Verheerende Folgen für Kinder

Bei der Arbeitsvereinigung der Sozialhilfe Kärntens arbeiten auch Prozessbegleiter. Sie sagen, es komme immer wieder vor, dass die Aussagen eines Kindes vor Gericht nicht ausreichen, um einen Angeklagten zu verurteilen. Dies passiere, weil die Sprache der Kinder noch nicht so ausgereift sei. Sie könnten sich nicht gut genug ausdrücken, analysiert Elisabeth Mandl, Leiterin der psychosozialen Prozessbegleitung der AVS Kärnten: „Grundsätzlich ist es oft so, dass es keine Beweise gibt. Man muss also schauen, was Opfer und Beschuldigter aussagen. Der Richter muss entscheiden, wem er Glauben schenkt.“

Es ist wichtig, dass die Eltern während und nach einer Verhandlung hinter ihren Kindern stehen und sie stützen. Trotzdem bleibe so ein Verfahren ein traumatisches Ereignis für die Kinder. Leider geschieht sexueller Missbrauch an Minderjährigen zu 75-80 Prozent im Kreise der Familie.

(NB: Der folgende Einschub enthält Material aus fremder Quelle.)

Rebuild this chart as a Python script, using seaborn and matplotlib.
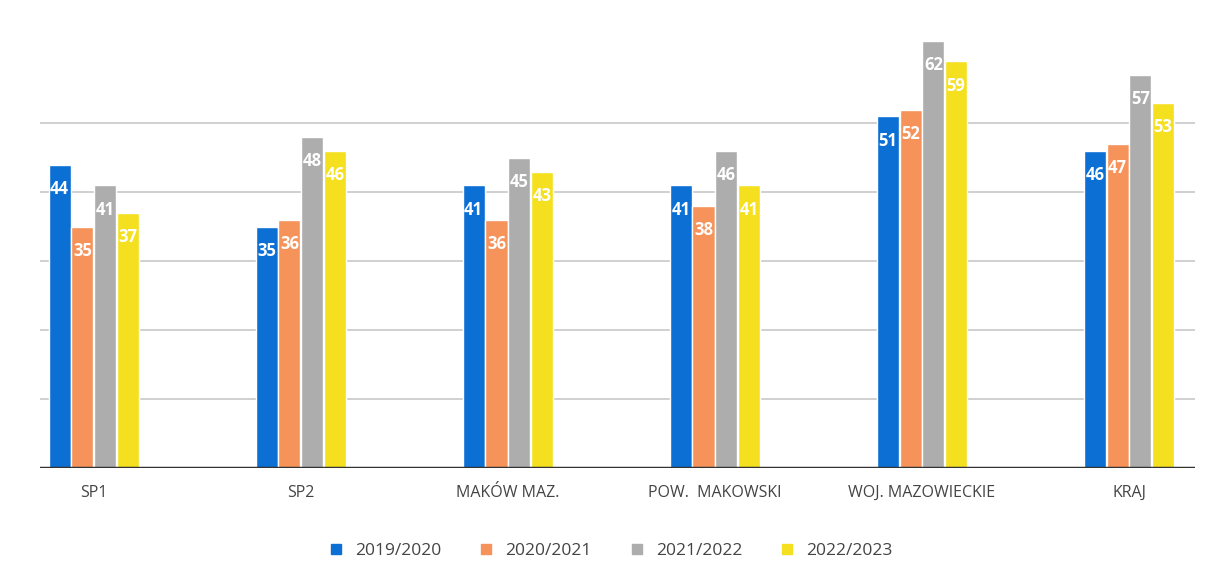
import matplotlib
matplotlib.use("Agg")
import matplotlib.pyplot as plt
import seaborn as sns
import pandas as pd

categories = ["SP1", "SP2", "MAKÓW MAZ.", "POW.  MAKOWSKI", "WOJ. MAZOWIECKIE", "KRAJ"]
years = ["2019/2020", "2020/2021", "2021/2022", "2022/2023"]
v_2019 = [44, 35, 41, 41, 51, 46]
v_2020 = [35, 36, 36, 38, 52, 47]
v_2021 = [41, 48, 45, 46, 62, 57]
v_2022 = [37, 46, 43, 41, 59, 53]

colors = ["#0b6fd4", "#f6935a", "#adadad", "#f5e020"]

rows = []
for year, vals in zip(years, [v_2019, v_2020, v_2021, v_2022]):
    for cat, v in zip(categories, vals):
        rows.append({"cat": cat, "year": year, "value": v})
df = pd.DataFrame(rows)

sns.set_style("white")
plt.rcParams["font.family"] = ["Open Sans", "DejaVu Sans"]

fig = plt.figure(figsize=(12.11, 5.85), dpi=100)
ax = fig.add_axes([0.033, 0.2, 0.954, 0.766])

sns.barplot(data=df, x="cat", y="value", hue="year", palette=colors,
            width=0.44, gap=0.03, saturation=1, ax=ax, legend=False)

for cont in ax.containers:
    ax.bar_label(cont, padding=-24, color="white", fontweight="bold", fontsize=12)

ax.set_xlim(-0.26, 5.32)
ax.set_ylim(0, 65)
for g in [10, 20, 30, 40, 50]:
    ax.axhline(g, color="#c8c8c8", lw=1.2, zorder=0)
ax.axhline(0, color="#333333", lw=2.5, zorder=3)
ax.set_yticks([])
ax.set_xlabel("")
ax.set_ylabel("")
ax.tick_params(axis="x", length=0, labelsize=11.5, labelcolor="#444444", pad=12)
for s in ax.spines.values():
    s.set_visible(False)

handles = [plt.Line2D([], [], marker="s", ls="", color=c, markersize=7) for c in colors]
fig.legend(handles, years, loc="center", bbox_to_anchor=(0.5, 0.058), ncol=4,
           frameon=False, fontsize=12.5, handletextpad=0.1, columnspacing=1.6,
           labelcolor="#444444")

fig.savefig("out.png", dpi=100, facecolor="white")
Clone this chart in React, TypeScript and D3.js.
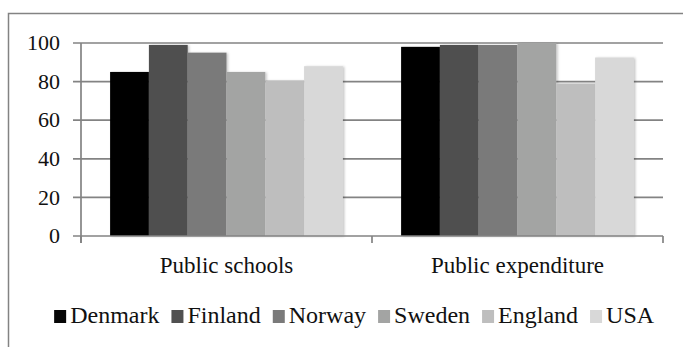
import React from 'react';
import * as d3 from 'd3';

const categories = ['Public schools', 'Public expenditure'];
const countries = ['Denmark', 'Finland', 'Norway', 'Sweden', 'England', 'USA'];
const colors = ['#060606', '#505050', '#7a7a7a', '#a3a4a3', '#bebebe', '#d8d8d8'];
// values per country, in category order
const denmark = [85, 98];
const finland = [99, 99];
const norway = [95, 99];
const sweden = [85, 100];
const england = [80.5, 79];
const usa = [88, 92.5];
const seriesValues = [denmark, finland, norway, sweden, england, usa];
const yTicks = [0, 20, 40, 60, 80, 100];

const W = 683;
const H = 347;
const FONT = 'Liberation Serif';
const GRID = '#838383';

const plot = { left: 81, right: 663, top: 43, bottom: 236 };

// rough text width for legend layout
const measure = (s: string, size: number): number => {
    const ctx = document.createElement('canvas').getContext('2d');
    if (!ctx) return s.length * size * 0.5;
    ctx.font = `${size}px ${FONT}`;
    return ctx.measureText(s).width;
};

const App: React.FC = () => {
    const y = d3.scaleLinear().domain([0, 100]).range([plot.bottom, plot.top]);
    const x0 = d3.scaleBand<string>()
        .domain(categories)
        .range([plot.left, plot.right])
        .paddingInner(0.2)
        .paddingOuter(0.1);
    const x1 = d3.scaleBand<string>().domain(countries).range([0, x0.bandwidth()]);
    const step = x0.step();
    const bounds = [0, 1, 2].map(i => plot.left + i * step);

    // legend layout
    const legendSize = 24;
    const sq = 12;
    const gapIcon = 4;
    const gapItem = 12;
    const widths = countries.map(c => measure(c, legendSize));
    const offsets: number[] = [];
    let acc = 0;
    widths.forEach(w => {
        offsets.push(acc);
        acc += sq + gapIcon + w + gapItem;
    });
    const total = acc - gapItem;
    const legendX = (56.5 + 651.7) / 2 - total / 2;

    return (
        <svg
            width={W}
            height={H}
            style={{ display: 'block', position: 'absolute', left: 0, top: 0, background: '#fff' }}
        >
            <defs>
                <filter id="shadow" x="-10%" y="-10%" width="130%" height="130%">
                    <feDropShadow dx={1.5} dy={0.5} stdDeviation={1.2} floodColor="#000" floodOpacity={0.22} />
                </filter>
            </defs>

            {/* chart border, runs past the right and bottom edges */}
            <rect x={8.5} y={13.5} width={720} height={360} fill="#fff" stroke={GRID} strokeWidth={1.5} />

            {yTicks.filter(t => t > 0).map(t => (
                <line key={t} x1={plot.left - 8} x2={plot.right} y1={y(t)} y2={y(t)} stroke={GRID} strokeWidth={1.7} />
            ))}

            {yTicks.map(t => (
                <text key={t} x={60} y={y(t)} dy="0.33em" textAnchor="end" fontFamily={FONT} fontSize={22} fill="#111">
                    {t}
                </text>
            ))}

            {categories.map((cat, ci) => (
                <g key={cat} transform={`translate(${x0(cat)},0)`}>
                    {countries.map((c, si) => {
                        const v = seriesValues[si][ci];
                        return (
                            <rect
                                key={c}
                                x={x1(c)}
                                y={y(v)}
                                width={x1.bandwidth()}
                                height={y(0) - y(v)}
                                fill={colors[si]}
                                filter="url(#shadow)"
                            />
                        );
                    })}
                </g>
            ))}

            {/* axes */}
            <line x1={plot.left} x2={plot.left} y1={plot.top} y2={plot.bottom + 7} stroke={GRID} strokeWidth={1.7} />
            <line x1={plot.left - 8} x2={plot.right} y1={plot.bottom} y2={plot.bottom} stroke={GRID} strokeWidth={1.7} />
            {bounds.map(b => (
                <line key={b} x1={b} x2={b} y1={plot.bottom} y2={plot.bottom + 7} stroke={GRID} strokeWidth={1.7} />
            ))}

            {categories.map(cat => (
                <text
                    key={cat}
                    x={x0(cat)! + x0.bandwidth() / 2}
                    y={273}
                    textAnchor="middle"
                    fontFamily={FONT}
                    fontSize={23}
                    fill="#111"
                >
                    {cat}
                </text>
            ))}

            <g transform={`translate(${legendX},0)`}>
                {countries.map((c, i) => (
                    <g key={c} transform={`translate(${offsets[i]},0)`}>
                        <rect x={0} y={310} width={sq} height={13} fill={colors[i]} />
                        <text x={sq + gapIcon} y={323} fontFamily={FONT} fontSize={legendSize} fill="#111">
                            {c}
                        </text>
                    </g>
                ))}
            </g>
        </svg>
    );
};

export default App;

Das heißt, auch die Belastungen für das Kind vergrößern sich bei einem Freispruch, bestätigt Mandl: „Bei einem Freispruch bleibt das große Gefühl, man hat mir nicht geglaubt. Die Menschen glauben, ich habe gelogen. Das hat für ein Kind ganz verheerende Folgen. Zu dem Missbrauch und dem nicht geglaubt werden zerfallen oft leider auch Familien.“

Letztes Wort ist noch nicht gesprochen

Das letzte Wort in dem Prozess gegen den Stiefonkel, der das sechsjährige Mädchen laut Staatsanwaltschaft missbraucht haben soll, ist noch nicht gesprochen. Die Staatsanwaltschaft hat Nichtigkeitsbeschwerde eingelegt. Jetzt muss der Oberste Gerichtshof entscheiden. Und der Sprecher des Landesgerichts Klagenfurt, Wilhelm Waldner sagt, wenn der Richter nur die geringsten Zweifel hat, muss er laut Gesetz den Angeklagten freisprechen.